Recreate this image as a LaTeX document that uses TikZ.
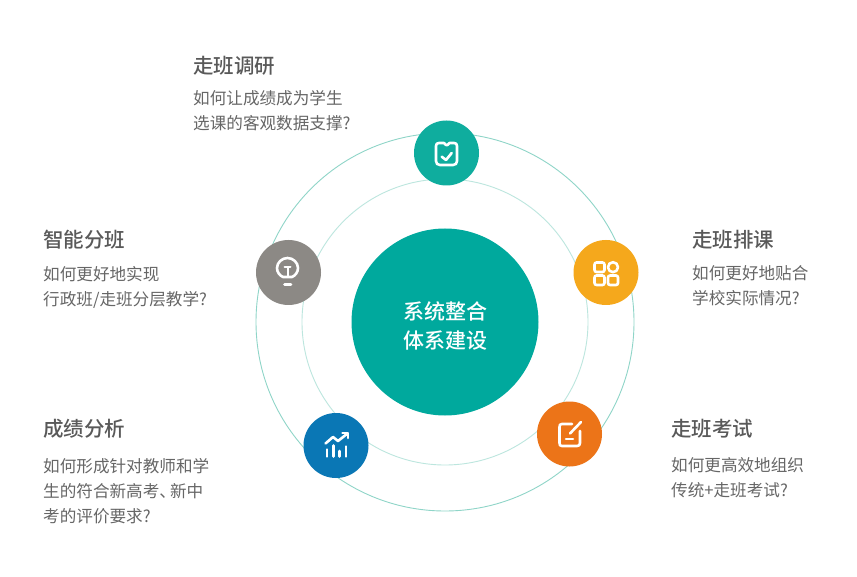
\documentclass[tikz,border=0pt]{standalone}
\usepackage{xcolor}
\usepackage{fontspec}
\usetikzlibrary{positioning}
\setmainfont{Noto Sans CJK SC}[BoldFont={Noto Sans CJK SC Medium}]
\definecolor{ringgreen}{HTML}{8FD5C8}
\definecolor{innerring}{HTML}{BCE6DE}
\definecolor{hubgreen}{HTML}{00A99D}
\definecolor{tealbadge}{HTML}{0FAD9E}
\definecolor{graybadge}{HTML}{8C8985}
\definecolor{amberbadge}{HTML}{F5A81C}
\definecolor{bluebadge}{HTML}{0A77B5}
\definecolor{orangebadge}{HTML}{EC7418}
\definecolor{titlegray}{HTML}{595959}
\definecolor{descgray}{HTML}{666666}
\tikzset{
    badge/.style={circle, minimum size=65pt, inner sep=0pt},
    headline/.style={anchor=west, inner sep=0pt, text=titlegray, font=\fontsize{20.5}{24}\selectfont\bfseries},
    blurb/.style={anchor=north west, inner sep=0pt, align=left, text=descgray, font=\fontsize{16.6}{25}\selectfont},
    glyph/.style={draw=white, line width=2.6pt, line cap=round, line join=round}
}

\begin{document}
\begin{tikzpicture}[x=1pt, y=-1pt]
    \useasboundingbox (0,0) rectangle (857,577);
    \fill[white] (0,0) rectangle (857,577);
    % rings
    \draw[ringgreen, line width=0.9pt] (445,322) circle[radius=189];
    \draw[innerring, line width=0.9pt] (445,322) circle[radius=143];
    % centre
    \node[circle, fill=hubgreen, minimum size=187pt, inner sep=0pt] (hub) at (445,322) {};
    \node[align=center, text=white, inner sep=0pt, font=\fontsize{21}{29}\selectfont\bfseries] (hubtext) at (445,325.5) {系统整合\\体系建设};
    % badges
    \node[badge, fill=tealbadge] (survey) at (446.5,153) {};
    \node[badge, fill=graybadge] (smart) at (288.5,272.5) {};
    \node[badge, fill=amberbadge] (timetable) at (606,272.5) {};
    \node[badge, fill=bluebadge] (analysis) at (336,445.5) {};
    \node[badge, fill=orangebadge] (exam) at (569.5,434) {};
    % clipboard
    \draw[glyph] (444,143) -- (439,143) .. controls (437,143) and (436,144) .. (436,146) -- (436,161) .. controls (436,163.5) and (437.5,165) .. (440,165) -- (453,165) .. controls (455.5,165) and (457,163.5) .. (457,161) -- (457,146) .. controls (457,144) and (456,143) .. (454,143) -- (449.5,143) -- (447.5,145) -- (446,145) -- cycle;
    \draw[glyph] (441.7,156.7) -- (446,160) -- (451.7,153);
    % bulb
    \draw[glyph] (283,277) .. controls (279.5,275.5) and (277,272) .. (277,268) .. controls (277,262.5) and (282,258) .. (287.5,258) .. controls (293,258) and (298,262.5) .. (298,268) .. controls (298,272) and (295.5,275.5) .. (292,277) -- cycle;
    \draw[glyph, line width=2pt] (284.5,267.5) -- (290.5,267.5) (287.5,267.5) -- (287.5,277);
    \draw[glyph] (284.5,284.5) -- (291,284.5);
    % four squares
    \draw[glyph, rounded corners=2pt] (594.5,262.5) rectangle (604.5,272);
    \draw[glyph] (613,267.2) circle[radius=5];
    \draw[glyph, rounded corners=2pt] (594.5,275.5) rectangle (604.5,285);
    \draw[glyph, rounded corners=2pt] (608,275.5) rectangle (618,285);
    % chart
    \draw[glyph] (325.5,443.5) -- (333,437) -- (338,441) -- (347.5,433.5);
    \draw[glyph] (342.5,433) -- (348,433) -- (348,438);
    \draw[glyph] (327,449.5) -- (327,456.5) (333.5,445.5) -- (333.5,456.5) (339.5,451) -- (339.5,456.5) (346,446.5) -- (346,456.5);
    % note
    \draw[glyph] (572,424) -- (562,424) .. controls (560,424) and (559.5,425) .. (559.5,427) -- (559.5,443) .. controls (559.5,445) and (560,446) .. (562,446) -- (577,446) .. controls (579,446) and (580,445) .. (580,443) -- (580,431);
    \draw[glyph] (570,433.5) -- (581,422);
    \draw[glyph] (566,439) -- (573,439);
    % texts
    \node[headline] (surveyhead) at (193,65.5) {走班调研};
    \node[blurb, below=15pt of surveyhead.south west, anchor=north west] (surveytext) {如何让成绩成为学生\\选课的客观数据支撑?};
    \node[headline] (smarthead) at (43,239.5) {智能分班};
    \node[blurb, below=16.5pt of smarthead.south west, anchor=north west] (smarttext) {如何更好地实现\\行政班/走班分层教学?};
    \node[headline] (timetablehead) at (692,239.5) {走班排课};
    \node[blurb, below=16.5pt of timetablehead.south west, anchor=north west] (timetabletext) {如何更好地贴合\\学校实际情况?};
    \node[headline] (analysishead) at (43,428.5) {成绩分析};
    \node[blurb, below=19.5pt of analysishead.south west, anchor=north west] (analysistext) {如何形成针对教师和学\\生的符合新高考、\hspace{-6pt}新中\\考的评价要求?};
    \node[headline] (examhead) at (671,428.5) {走班考试};
    \node[blurb, below=19.5pt of examhead.south west, anchor=north west] (examtext) {如何更高效地组织\\传统+走班考试?};
\end{tikzpicture}
\end{document}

Given task: Repeat the material above in full and unchanged, minus its images.

Answer to this problem:
Recreate this image as a LaTeX document that uses TikZ.
\documentclass[tikz,border=0pt]{standalone}
\usepackage{xcolor}
\usepackage{fontspec}
\usetikzlibrary{positioning}
\setmainfont{Noto Sans CJK SC}[BoldFont={Noto Sans CJK SC Medium}]
\definecolor{ringgreen}{HTML}{8FD5C8}
\definecolor{innerring}{HTML}{BCE6DE}
\definecolor{hubgreen}{HTML}{00A99D}
\definecolor{tealbadge}{HTML}{0FAD9E}
\definecolor{graybadge}{HTML}{8C8985}
\definecolor{amberbadge}{HTML}{F5A81C}
\definecolor{bluebadge}{HTML}{0A77B5}
\definecolor{orangebadge}{HTML}{EC7418}
\definecolor{titlegray}{HTML}{595959}
\definecolor{descgray}{HTML}{666666}
\tikzset{
    badge/.style={circle, minimum size=65pt, inner sep=0pt},
    headline/.style={anchor=west, inner sep=0pt, text=titlegray, font=\fontsize{20.5}{24}\selectfont\bfseries},
    blurb/.style={anchor=north west, inner sep=0pt, align=left, text=descgray, font=\fontsize{16.6}{25}\selectfont},
    glyph/.style={draw=white, line width=2.6pt, line cap=round, line join=round}
}

\begin{document}
\begin{tikzpicture}[x=1pt, y=-1pt]
    \useasboundingbox (0,0) rectangle (857,577);
    \fill[white] (0,0) rectangle (857,577);
    % rings
    \draw[ringgreen, line width=0.9pt] (445,322) circle[radius=189];
    \draw[innerring, line width=0.9pt] (445,322) circle[radius=143];
    % centre
    \node[circle, fill=hubgreen, minimum size=187pt, inner sep=0pt] (hub) at (445,322) {};
    \node[align=center, text=white, inner sep=0pt, font=\fontsize{21}{29}\selectfont\bfseries] (hubtext) at (445,325.5) {系统整合\\体系建设};
    % badges
    \node[badge, fill=tealbadge] (survey) at (446.5,153) {};
    \node[badge, fill=graybadge] (smart) at (288.5,272.5) {};
    \node[badge, fill=amberbadge] (timetable) at (606,272.5) {};
    \node[badge, fill=bluebadge] (analysis) at (336,445.5) {};
    \node[badge, fill=orangebadge] (exam) at (569.5,434) {};
    % clipboard
    \draw[glyph] (444,143) -- (439,143) .. controls (437,143) and (436,144) .. (436,146) -- (436,161) .. controls (436,163.5) and (437.5,165) .. (440,165) -- (453,165) .. controls (455.5,165) and (457,163.5) .. (457,161) -- (457,146) .. controls (457,144) and (456,143) .. (454,143) -- (449.5,143) -- (447.5,145) -- (446,145) -- cycle;
    \draw[glyph] (441.7,156.7) -- (446,160) -- (451.7,153);
    % bulb
    \draw[glyph] (283,277) .. controls (279.5,275.5) and (277,272) .. (277,268) .. controls (277,262.5) and (282,258) .. (287.5,258) .. controls (293,258) and (298,262.5) .. (298,268) .. controls (298,272) and (295.5,275.5) .. (292,277) -- cycle;
    \draw[glyph, line width=2pt] (284.5,267.5) -- (290.5,267.5) (287.5,267.5) -- (287.5,277);
    \draw[glyph] (284.5,284.5) -- (291,284.5);
    % four squares
    \draw[glyph, rounded corners=2pt] (594.5,262.5) rectangle (604.5,272);
    \draw[glyph] (613,267.2) circle[radius=5];
    \draw[glyph, rounded corners=2pt] (594.5,275.5) rectangle (604.5,285);
    \draw[glyph, rounded corners=2pt] (608,275.5) rectangle (618,285);
    % chart
    \draw[glyph] (325.5,443.5) -- (333,437) -- (338,441) -- (347.5,433.5);
    \draw[glyph] (342.5,433) -- (348,433) -- (348,438);
    \draw[glyph] (327,449.5) -- (327,456.5) (333.5,445.5) -- (333.5,456.5) (339.5,451) -- (339.5,456.5) (346,446.5) -- (346,456.5);
    % note
    \draw[glyph] (572,424) -- (562,424) .. controls (560,424) and (559.5,425) .. (559.5,427) -- (559.5,443) .. controls (559.5,445) and (560,446) .. (562,446) -- (577,446) .. controls (579,446) and (580,445) .. (580,443) -- (580,431);
    \draw[glyph] (570,433.5) -- (581,422);
    \draw[glyph] (566,439) -- (573,439);
    % texts
    \node[headline] (surveyhead) at (193,65.5) {走班调研};
    \node[blurb, below=15pt of surveyhead.south west, anchor=north west] (surveytext) {如何让成绩成为学生\\选课的客观数据支撑?};
    \node[headline] (smarthead) at (43,239.5) {智能分班};
    \node[blurb, below=16.5pt of smarthead.south west, anchor=north west] (smarttext) {如何更好地实现\\行政班/走班分层教学?};
    \node[headline] (timetablehead) at (692,239.5) {走班排课};
    \node[blurb, below=16.5pt of timetablehead.south west, anchor=north west] (timetabletext) {如何更好地贴合\\学校实际情况?};
    \node[headline] (analysishead) at (43,428.5) {成绩分析};
    \node[blurb, below=19.5pt of analysishead.south west, anchor=north west] (analysistext) {如何形成针对教师和学\\生的符合新高考、\hspace{-6pt}新中\\考的评价要求?};
    \node[headline] (examhead) at (671,428.5) {走班考试};
    \node[blurb, below=19.5pt of examhead.south west, anchor=north west] (examtext) {如何更高效地组织\\传统+走班考试?};
\end{tikzpicture}
\end{document}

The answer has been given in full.